With Facebook’s Libra project set to launch next month, there has been a lot of talk around permissioned and public blockchains.
While blockchain networks were originally designed to be open, public, and accessible to anyone, their permissioned counterparts serve a somewhat different purpose while still providing value for participants.
And, in this article, we will take a look at how the two blockchain types operate along with the key differences between them.
What Is a Blockchain?
Before we deep-dive into our topic, let’s first explore the basics of blockchain technology.
A blockchain is a digital ledger that is duplicated and distributed across all participants in the network transparently.
Every time the blockchain is updated or modified (e.g., a new block is added to the chain), it is recorded on the ledger of all participants in real-time.
As they have access to the same distributed ledger, users can trace back and audit transactions, which allows them to determine the origins and the authenticity of digital assets.
Individual participants cannot modify or tamper with a transaction recorded on the chain, which makes the blockchain immutable. To update the ledger, members have to reach a consensus through a mechanism, such as Proof-of-Work (PoW) or Proof-of-Stake (PoS).
Unlike traditional computer systems where data is hosted on a central server, blockchain solutions are maintained by an extensive network of computers (the miners or validators) that verify transactions and generate new blocks in exchange for compensation (e.g., block rewards, transaction fees).
Doing so eliminates a single point of failure, which makes blockchain networks more resilient against cyber threats. Another layer of security is added via encrypting all transactions via public-key cryptography.
Due to the fact that there is no central authority (e.g., a company, institution, or a government body) present in the network, blockchains are decentralized by nature.
Furthermore, as an important feature, blockchain networks operate on a peer-to-peer (P2P) basis via automated processes, meaning there is no need for third-parties to get involved in a transaction.
What Is a Public Blockchain and How Does it Work?
Examples: Ethereum, Bitcoin, Litecoin
A public or permissionless blockchain is the form of distributed ledger technology (DLT) crypto users are most familiar with.
Here, anyone can access and participate in the network without geographical or other restrictions. Users can send transactions to each other, inspect records on the ledger, and become validators.
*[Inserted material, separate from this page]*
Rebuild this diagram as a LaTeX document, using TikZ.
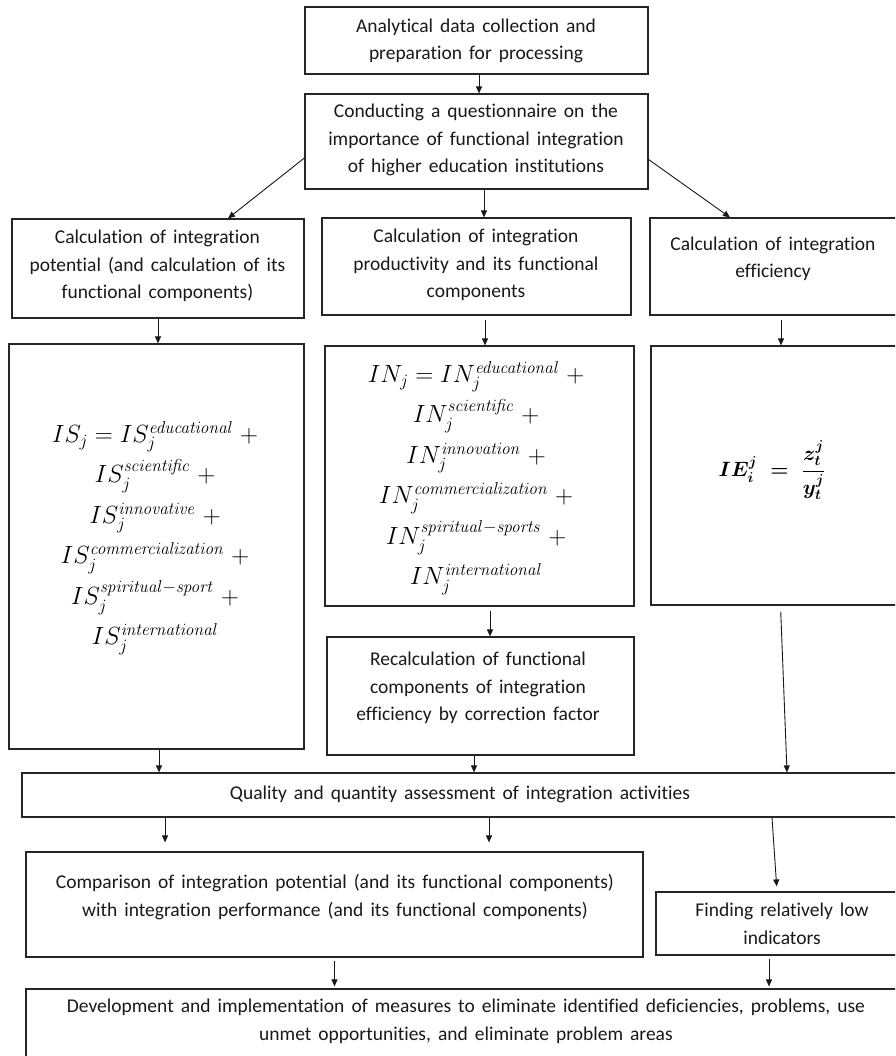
\documentclass[tikz,border=0pt]{standalone}
\usepackage{amsmath}
\usepackage[no-math]{fontspec}
\setmainfont{Carlito}[Ligatures=NoCommon, WordSpace=1.6]
\usetikzlibrary{arrows.meta,calc}
\begin{document}
\begin{tikzpicture}[x=1pt,y=-1pt,
  box/.style={draw=black!85, line width=1.2pt, inner sep=0pt},
  txt/.style={font=\fontsize{19.5}{27.5}\selectfont, align=center, inner sep=0pt, text=black!90},
  frm/.style={font=\fontsize{26}{40.5}\selectfont, align=center, inner sep=0pt},
  arr/.style={draw=black!90, line width=0.9pt, -{Triangle[length=7pt,width=6pt]}}]
\useasboundingbox (0,0) rectangle (895,1056);
\clip (0,0) rectangle (895,1056);
\fill[white] (0,0) rectangle (895,1056);
% boxes
\node[box, minimum width=343, minimum height=67] (A) at (476.5,40.5) {};
\node[box, minimum width=343, minimum height=95] (B) at (476.5,141.5) {};
\node[box, minimum width=292, minimum height=99] (C1) at (158,268.5) {};
\node[box, minimum width=309, minimum height=97] (C2) at (476.5,266.5) {};
\node[box, minimum width=250, minimum height=97] (C3) at (775,266.5) {};
\node[box, minimum width=295, minimum height=405] (D1) at (156.5,546.5) {};
\node[box, minimum width=309, minimum height=260] (D2) at (479.5,476) {};
\node[box, minimum width=249, minimum height=259] (D3) at (775.5,475.5) {};
\node[box, minimum width=307, minimum height=118] (E2) at (480.5,696) {};
\node[box, minimum width=878, minimum height=44] (F) at (461,795) {};
\node[box, minimum width=617, minimum height=105] (H) at (334.5,904.5) {};
\node[box, minimum width=244, minimum height=63] (K) at (778,923.5) {};
\node[box, minimum width=874, minimum height=71] (G) at (463,1024.5) {};
% texts
\node[txt] (At) at (476,41) {Analytical data collection and\\preparation for processing};
\node[txt] (Bt) at (476,140) {Conducting a questionnaire on the\\importance of functional integration\\of higher education institutions};
\node[txt] (C1t) at (157.5,266) {Calculation of integration\\potential (and calculation of its\\functional components)};
\node[txt] (C2t) at (476,265) {Calculation of integration\\productivity and its functional\\components};
\node[txt] (C3t) at (773,259) {Calculation of integration\\efficiency};
\node[frm, font=\fontsize{27}{40.5}\selectfont] (D1t) at (155,538) {$IS_j = IS_j^{\mathit{educational}}\;+$\\
  $IS_j^{\mathit{scientific}}\;+$\\
  $IS_j^{\mathit{innovative}}\;+$\\
  $IS_j^{\mathit{commercialization}}\;+$\\
  $IS_j^{\mathit{spiritual-sport}}\;+$\\
  $IS_j^{\mathit{international}}$};
\node[frm] (D2t) at (476,478) {$IN_j = IN_j^{\mathit{educational}}\;+$\\
  $IN_j^{\mathit{scientific}}\;+$\\
  $IN_j^{\mathit{innovation}}\;+$\\
  $IN_j^{\mathit{commercialization}}\;+$\\
  $IN_j^{\mathit{spiritual-sports}}\;+$\\
  $IN_j^{\mathit{international}}$};
\node[inner sep=0pt, font=\fontsize{20.5}{24}\selectfont\boldmath] (D3t) at (772,470) {$IE_i^j \;=\; \dfrac{z_t^j}{y_t^j}$};
\node[txt] (E2t) at (478,688) {Recalculation of functional\\components of integration\\efficiency by correction factor};
\node[txt] (Ft) at (460,794) {Quality and quantity assessment of integration activities};
\node[txt] (Ht) at (335,897) {Comparison of integration potential (and its functional components)\\with integration performance (and its functional components)};
\node[txt] (Kt) at (782,924) {Finding relatively low\\indicators};
\node[txt] (Gt) at (466,1021.5) {Development and implementation of measures to eliminate identified deficiencies, problems, use\\unmet opportunities, and eliminate problem areas};
% arrows
\draw[arr] ([xshift=2.5]A.south) -- ([xshift=2.5]B.north);
\draw[arr] ([yshift=-16.5]B.west) -- ([xshift=70]C1.north);
\draw[arr] ([xshift=7.5]B.south) -- ([xshift=7.5]C2.north);
\draw[arr] ([yshift=-18]B.east) -- ([xshift=-45]C3.north);
\draw[arr] (C1.south) -- (C1.south |- D1.north);
\draw[arr, shorten <=4pt] ([xshift=8.5]C2.south) -- ([xshift=8.5]C2.south |- D2.north);
\draw[arr, shorten <=4pt] ([xshift=6]C3.south) -- ([xshift=6]C3.south |- D3.north);
\draw[arr] ([xshift=2.5]D1.south) -- ([xshift=2.5]D1.south |- F.north);
\draw[arr, shorten <=4pt] ([xshift=10.5]D2.south) -- ([xshift=10.5]D2.south |- E2.north);
\draw[arr] ([xshift=-6.5]E2.south) -- ([xshift=-6.5]E2.south |- F.north);
\draw[arr, shorten <=6pt] ([xshift=5]D3.south) -- ([xshift=326]F.north);
\draw[arr, shorten >=9pt] ([xshift=-296]F.south) -- ([xshift=-296]F.south |- H.north);
\draw[arr, shorten >=9pt] ([xshift=28]F.south) -- ([xshift=28]F.south |- H.north);
\draw[arr, shorten >=5pt] ([xshift=311]F.south) -- ([xshift=-1]K.north);
\draw[arr, shorten <=3pt, shorten >=2pt] (H.south) -- (H.south |- G.north);
\draw[arr, shorten <=3pt, shorten >=2pt] ([xshift=-9]K.south) -- ([xshift=-9]K.south |- G.north);
\end{tikzpicture}
\end{document}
As they lack a centralized party with increased authority or control over other users, public blockchains feature a high level of decentralization.
The community is the one responsible for participating in governance decisions and maintaining the ecosystem.
As anyone is free to access a public blockchain without submitting Know Your Customer (KYC) documents or confirming (or revealing) their identities, users have increased (pseudo-)anonymity in these networks.
As a downside, permissionless blockchains need all validators to reach a consensus before adding new blocks to the chain. For that reason, they are less speedy and scalable than their permissioned counterparts.
Furthermore, the community has to work together for the network to remain efficient. If that’s not the case, a heated debate could split both the blockchain and its community during a hard fork (a major network upgrade that is not compatible with previous versions).
What Is a Permissioned Blockchain and How Does it Differ from a Public Chain?
Examples: Hyperledger Fabric, R3 Corda, ConsenSys Quorum, Facebook Libra
Contrary to public blockchains, permissioned DLT networks have restrictions in place to limit who can participate and how (e.g., some users are only allowed to interact with a specific type of transactions).
Permissioned blockchains are usually operated and governed by a business in which only its stakeholders, employees, and partners participate. By limiting access to the network, enterprises can keep their sensitive information safe while harnessing blockchain technology’s benefits.
Since the number of participants is limited, consensus can be reached with only a few validators, meaning that permissioned blockchains feature much better performance and scaling capabilities than their public counterparts.
Furthermore, as businesses can set their own rules in permissioned networks; they can control the infrastructure and comply more efficiently with the appropriate laws, policies, and regulations.
The level of decentralization in permissioned blockchain networks varies, which can be anywhere from very low to high. Apart from governance and the mechanism to approve participation, permissioned blockchains can choose to operate all their other processes on a fully decentralized basis.
However, a centralized authority (a system administrator) is present in the system responsible for granting or denying access to new users.
For that reason, permissioned networks lack the (pseudo-)anonymity of public blockchains since users are known for the administrator, and they might have to submit documents and other information to confirm their identities.
Knowing the identity of each user is vital for the effective operation of permissioned blockchains. Being aware of each participant’s role and the organization they are associated with forces users to behave in a fair way (or face the consequences in their companies for non-compliance with the network’s rules).
For the same reason, permissioned blockchains can avoid major debates and issues (e.g., chain splits) among stakeholders and validators.
Both Blockchain Types Create Value
Leveraging the benefits of DLT, such as increased transparency, traceability, and the lack of intermediaries, both permissioned and public blockchains provide value to participants.
Maintained by the community and operated in a decentralized way, public blockchains serve a universal purpose by providing anyone access to the network.
On the other hand, permissioned networks are specialized solutions built to suit the preferences of businesses, governments, and institutions.